Concerns over consumer privacy are at an all-time high. But thankfully, there are now many legislative efforts to guarantee data subjects greater control over their online privacy—for example, the California Consumer Protection Act (CCPA). The CCPA is a list of statutes geared towards protecting the data of residents of the state of California. Although there are many statutes, right now, we’ll dive into Google Analytics and the CCPA, examining how the new laws affect businesses and consumers.


  • The CCPA sets specific rules around how businesses must comply while operating Google Analytics.
  • ClientIDs issued by Google Analytics is considered personal identification metrics under the CCPA, meaning users can request this data be disclosed or deleted.
  • To comply, businesses must maintain privacy policies and know how to respond promptly and adequately to user data requests for data erasure.

For more helpful information, we have additional articles covering many topics, including a primer on what Google ads tracking is and the difference between a Facebook pixel and Google Analytics.
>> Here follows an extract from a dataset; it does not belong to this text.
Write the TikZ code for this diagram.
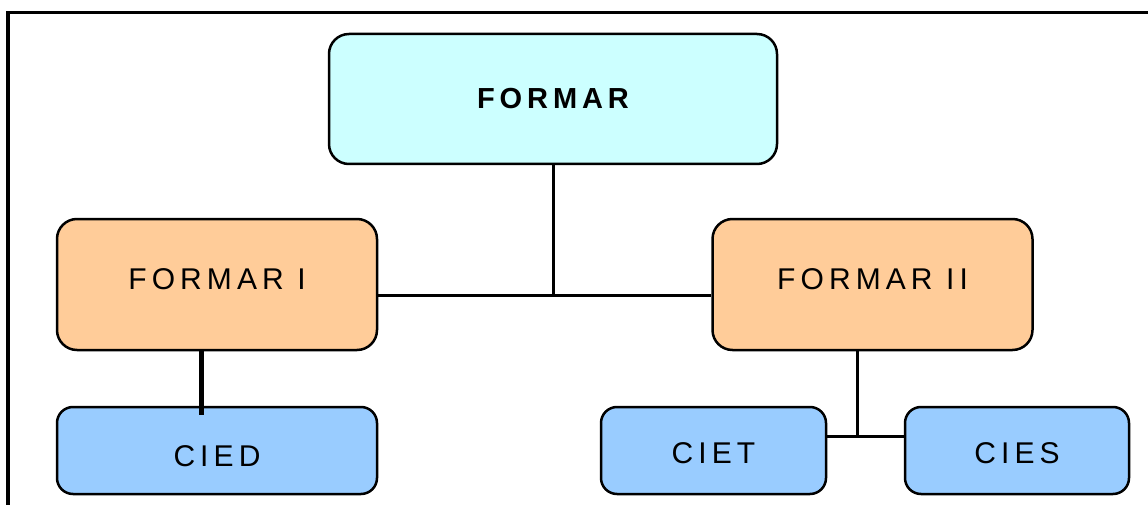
\documentclass[tikz,border=0pt]{standalone}
\usepackage{fontspec}
\newfontfamily\unitfont[LetterSpace=17]{Liberation Sans}
\usetikzlibrary{positioning,calc}
\definecolor{rootcyan}{HTML}{CCFFFF}
\definecolor{branchorange}{HTML}{FFCC99}
\definecolor{centreblue}{HTML}{99CCFF}
\tikzset{
  unitnode/.style = {shape=rectangle, rounded corners=20pt,
                     draw, line width=2.5pt, align=center, inner sep=0pt,
                     font=\unitfont\fontsize{30}{36}\selectfont},
  root/.style     = {unitnode, fill=rootcyan, minimum width=448pt, minimum height=130pt,
                     font=\unitfont\fontsize{29}{35}\selectfont\bfseries},
  branch/.style   = {unitnode, fill=branchorange, minimum width=320pt, minimum height=131pt},
  centre/.style   = {unitnode, fill=centreblue, rounded corners=16pt, minimum height=87pt},
  link/.style     = {line width=3pt},
  heavylink/.style= {line width=5pt}
}

\begin{document}
\begin{tikzpicture}[x=1pt,y=-1pt]
\useasboundingbox (0,0) rectangle (1148,505);
% frame of the page
\draw[line width=3.5pt] (8,505) -- (8,12.5) -- (1148,12.5);
% units
\node [root] (formar) at (553,99) {FORMAR};
\node [branch, text height=10.5pt, text depth=0pt] (formar1) at (217,284.5) {FORMAR I};
\node [branch, text height=10.5pt, text depth=0pt] (formar2) at (872.5,284.5) {FORMAR II};
\node [centre, minimum width=320pt, text height=32pt, text depth=0pt] (cied) at (217,450.5) {CIED};
\node [centre, minimum width=225pt, text height=26pt, text depth=0pt] (ciet) at (713.5,450.5) {CIET};
\node [centre, minimum width=224pt, text height=26pt, text depth=0pt] (cies) at (1017,450.5) {CIES};
% connectors
\coordinate (mid) at (553,295);
\coordinate (split) at (857,436);
\coordinate (ciedtop) at (201,415);
\draw[link] (formar.south) -- (mid);
\draw[link] (formar1.east |- mid) -- (formar2.west |- mid);
\draw[link] (formar2.south -| split) -- (split);
\draw[link] (ciet.east |- split) -- (cies.west |- split);
\draw[heavylink] (formar1.south -| ciedtop) -- (ciedtop);
\end{tikzpicture}
\end{document}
If you want to learn more about what your rights are under the CCPA, you can read our piece on the CCPA’s “Do-Not-Sell” rule.

Insider Tip

Businesses looking to guarantee compliance with the CCPA can use a consent management tool that scans their website and alerts them of any potential areas that may fall outside the privacy rights boundaries.

Google Analytics and the CCPA

The CCPA went into effect in 2020, but many still need to understand what it is and how it’s changing the landscape regarding their online identity. The main goal of the CCPA is to give users more control over how their data is handled.

Before, when companies had consumers give away their data, there was little a user could do to change it. They were locked in as soon as the terms and conditions were agreed to.

However, the CCPA allows users to voice their desires to keep their data private. This may sound good, but it’s only useful if you understand how it relates to the various online tools that collect your data, like Google Analytics.

Google Analytics (GA) is the most popular tool for gathering and storing user data. While GA doesn’t collect sensitive personal information (PI), it does assign ClientIDs, which place cookies on devices and track user behavior over time. As the user interacts with a website, GA builds out a profile to help optimize how ads are served.

Because of this, there are instances where users can request that their data be removed. This is because the CCPA defines ClientIDs as a type of personal information. Therefore, businesses that use GA must keep their website’s privacy measures compliant with the guidelines stipulated under the CCPA.


Companies that fail to comply with the CCPA will receive fines. Likewise, businesses may take a reputational hit if it’s discovered they aren’t following rules surrounding data privacy.

It’s essential that business study the rules surrounding GA and ensure that working systems are in place to handle any requests from their data subjects regarding erasing information.

STAT: If an organization purchases or sells PI from 50,000 or more California residents, it’s considered a business, according to the CCPA. Therefore, the organization must also follow the rules surrounding data privacy. (source)

Google Analytics and the CCPA FAQs

How is personal identification defined under the CCPA?

Personal identification is data that identifies or links a user with a real identity. This can include a home address, email address, social security number, etc.

What is the GDPR?

The GDPR is a comprehensive set of data protection and privacy laws, but they only apply to residents living within countries part of the European Union.

How is a business defined under the CCPA?

A business is an institution that either makes over $25 million or more in gross revenue or makes 50% of its annual revenue from ad sales.